◆ TASK REQUIREMENTS: Repeat, exactly and only, the lines from the beginning of the data through the line with "small_sweep = 2 * np.pi * fracs[0]". Pictures are left out.

+++

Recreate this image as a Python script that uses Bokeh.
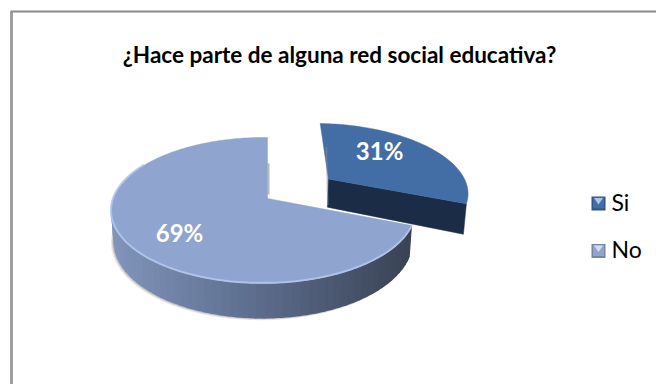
import numpy as np
from bokeh.core.properties import value
from bokeh.embed import file_html
from bokeh.models import Range1d
from bokeh.plotting import figure
from bokeh.resources import INLINE

# Survey answers
TITLE = "¿Hace parte de alguna red social educativa?"
categories = ["Si", "No"]
shares = [31, 69]
label_texts = ["31%", "69%"]

# Slice colours: top face, cut face / legend edge, legend highlight
top_colors = ["#436ea5", "#8fa5cf"]
cut_color = "#1a2c46"
legend_lights = ["#a9c6ea", "#d5def0"]
legend_darks = ["#2f5688", "#7286a8"]

FONT = "Lato"

# Perspective of the tilted disc, in page pixels
CX, CY = 267.0, 198.0
A, B = 150.0, 71.0
K, M = 0.164, 0.028
EXPLODE = 0.52


def project(u, v):
    w = 1 + K * v + M * u
    return CX + A * u / w, CY - B * v / w


def lower(x, v, extra=0.0):
    """Offset of the bottom rim for a point of the top rim."""
    return x - (x - CX) * 0.015, 29.0 - 6.0 * v + extra


def lerp_hex(c0, c1, t):
    a = np.array([int(c0[i:i + 2], 16) for i in (1, 3, 5)], dtype=float)
    b = np.array([int(c1[i:i + 2], 16) for i in (1, 3, 5)], dtype=float)
    r = a + (b - a) * t
    return "#%02x%02x%02x" % tuple(int(round(n)) for n in r)


p = figure(width=656, height=384, output_backend="svg", toolbar_location=None,
           x_range=Range1d(0, 656), y_range=Range1d(384, 0),
           min_border=0, background_fill_color="white", border_fill_color="white")
p.axis.visible = False
p.grid.visible = False
p.outline_line_color = None

# Chart frame: only the top and left edges are visible
p.line([11, 11], [11, 384], line_color="#a0a0a0", line_width=3)
p.line([10, 656], [11, 11], line_color="#8a8a8a", line_width=2)

fracs = np.array(shares, dtype=float) / sum(shares)
small_sweep = 2 * np.pi * fracs[0]

# Exploded slice: drawn first, the larger one overlaps its cut face
mid = small_sweep / 2
u0, v0 = EXPLODE * np.sin(mid), EXPLODE * np.cos(mid)
t = np.linspace(0, small_sweep, 80)
us, vs = u0 + np.sin(t), v0 + np.cos(t)
xs, ys = project(us, vs)
vx, vy = project(u0, v0)
ex, ey, ev = xs[-1], ys[-1], vs[-1]
bvx, dv = lower(vx, v0, 1.0)
bex, de = lower(ex, ev, 1.0)
p.patch([vx, ex, bex, bvx], [vy, ey, ey + de, vy + dv],
        fill_color=cut_color, line_color=cut_color, line_width=0.5)
p.patch(np.r_[vx, xs], np.r_[vy, ys], fill_color=top_colors[0],
        line_color=top_colors[0], line_width=0.5)

# Larger slice: rim positions around the visible wall
t = np.linspace(small_sweep, 2 * np.pi, 260)
ub, vb = np.sin(t), np.cos(t)
xb, yb = project(ub, vb)
wall = t < np.radians(300)
xw, yw, vw = xb[wall], yb[wall], vb[wall]
bx, dy = lower(xw, vw)
by = yw + dy

# Soft cast shadow under the wall
for off, alpha in [(3.0, 0.10), (2.0, 0.14), (1.0, 0.18)]:
    p.patch(np.r_[xw, bx[::-1] - off * 0.8], np.r_[yw, by[::-1] + off * 0.6],
            fill_color="#555555", fill_alpha=alpha, line_color=None)

# Wall shaded from left to right, in solid overlapping strips
xl, xr = xw.min(), xw.max()
step = 3
for i in range(0, len(xw) - 1, step):
    j = min(i + step + 1, len(xw) - 1)
    s = (0.5 * (xw[i] + xw[j]) - xl) / (xr - xl)
    if s < 0.5:
        col = lerp_hex("#8195bb", "#5a6b8a", s / 0.5)
    else:
        col = lerp_hex("#5a6b8a", "#3a4254", (s - 0.5) / 0.5)
    p.patch(np.r_[xw[i:j + 1], bx[i:j + 1][::-1]], np.r_[yw[i:j + 1], by[i:j + 1][::-1]],
            fill_color=col, line_color=None)

# Shadow on the inner cut beside the notch
nx, ny = project(0, 1)
p.line([nx + 1, CX + 1], [ny + 26, CY - 4], line_color="#77808f", line_width=2.0, line_alpha=0.55)
p.line([vx - 2.0, vx - 0.5], [vy - 32, vy + 26], line_color="#8a8f98", line_width=1.5, line_alpha=0.5)

# Top face and its bevelled rim
p.patch(np.r_[CX, xb], np.r_[CY, yb], fill_color=top_colors[1],
        line_color=top_colors[1], line_width=0.5)
p.line(xw, yw - 0.6, line_color="#b4c8ec", line_width=2.0, line_alpha=0.85)

# Value labels on the slices
lx0, ly0 = project(u0 + 0.60 * np.sin(mid), v0 + 0.60 * np.cos(mid))
big_mid = small_sweep + np.pi * 2 * fracs[1] / 2
lx1, ly1 = project(0.69 * np.sin(big_mid), 0.69 * np.cos(big_mid))
p.text([lx0, lx1], [ly0, ly1], text=label_texts, text_color="white",
       text_font=value(FONT), text_font_style="bold", text_font_size="24px",
       text_align="center", text_baseline="middle",
       x_offset=[-11, 5], y_offset=[-8, 4])

# Title
p.text([339], [54], text=[TITLE], text_color="black", text_font=value(FONT),
       text_font_style="bold", text_font_size="22.5px",
       text_align="center", text_baseline="middle")

# Legend with bevelled swatches
SW = 14
for name, top, light, dark, y in zip(categories, top_colors, legend_lights, legend_darks, [203, 250.5]):
    x0, x1 = 591, 591 + SW
    y0, y1 = y - SW / 2, y + SW / 2
    xc = (x0 + x1) / 2
    p.patch([x0, x1, x1, x0], [y0, y0, y1, y1], fill_color=dark, line_color=None)
    p.patch([x0 + 1.5, x1 - 1.5, x1 - 1.5, x0 + 1.5], [y0 + 1, y0 + 1, y1 - 2, y1 - 2],
            fill_color=top, line_color=None)
    p.patch([x0 + 2.5, x1 - 2.5, xc], [y0 + 1.5, y0 + 1.5, y + 1], fill_color=light, line_color=None)
    p.text([611], [y - 2], text=[name], text_color="black", text_font=value(FONT),
           text_font_size="23px", text_align="left", text_baseline="middle")

open("out.html", "w").write(file_html(p, INLINE))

+++

◆ FULL ANSWER:
Recreate this image as a Python script that uses Bokeh.
import numpy as np
from bokeh.core.properties import value
from bokeh.embed import file_html
from bokeh.models import Range1d
from bokeh.plotting import figure
from bokeh.resources import INLINE

# Survey answers
TITLE = "¿Hace parte de alguna red social educativa?"
categories = ["Si", "No"]
shares = [31, 69]
label_texts = ["31%", "69%"]

# Slice colours: top face, cut face / legend edge, legend highlight
top_colors = ["#436ea5", "#8fa5cf"]
cut_color = "#1a2c46"
legend_lights = ["#a9c6ea", "#d5def0"]
legend_darks = ["#2f5688", "#7286a8"]

FONT = "Lato"

# Perspective of the tilted disc, in page pixels
CX, CY = 267.0, 198.0
A, B = 150.0, 71.0
K, M = 0.164, 0.028
EXPLODE = 0.52


def project(u, v):
    w = 1 + K * v + M * u
    return CX + A * u / w, CY - B * v / w


def lower(x, v, extra=0.0):
    """Offset of the bottom rim for a point of the top rim."""
    return x - (x - CX) * 0.015, 29.0 - 6.0 * v + extra


def lerp_hex(c0, c1, t):
    a = np.array([int(c0[i:i + 2], 16) for i in (1, 3, 5)], dtype=float)
    b = np.array([int(c1[i:i + 2], 16) for i in (1, 3, 5)], dtype=float)
    r = a + (b - a) * t
    return "#%02x%02x%02x" % tuple(int(round(n)) for n in r)


p = figure(width=656, height=384, output_backend="svg", toolbar_location=None,
           x_range=Range1d(0, 656), y_range=Range1d(384, 0),
           min_border=0, background_fill_color="white", border_fill_color="white")
p.axis.visible = False
p.grid.visible = False
p.outline_line_color = None

# Chart frame: only the top and left edges are visible
p.line([11, 11], [11, 384], line_color="#a0a0a0", line_width=3)
p.line([10, 656], [11, 11], line_color="#8a8a8a", line_width=2)

fracs = np.array(shares, dtype=float) / sum(shares)
small_sweep = 2 * np.pi * fracs[0]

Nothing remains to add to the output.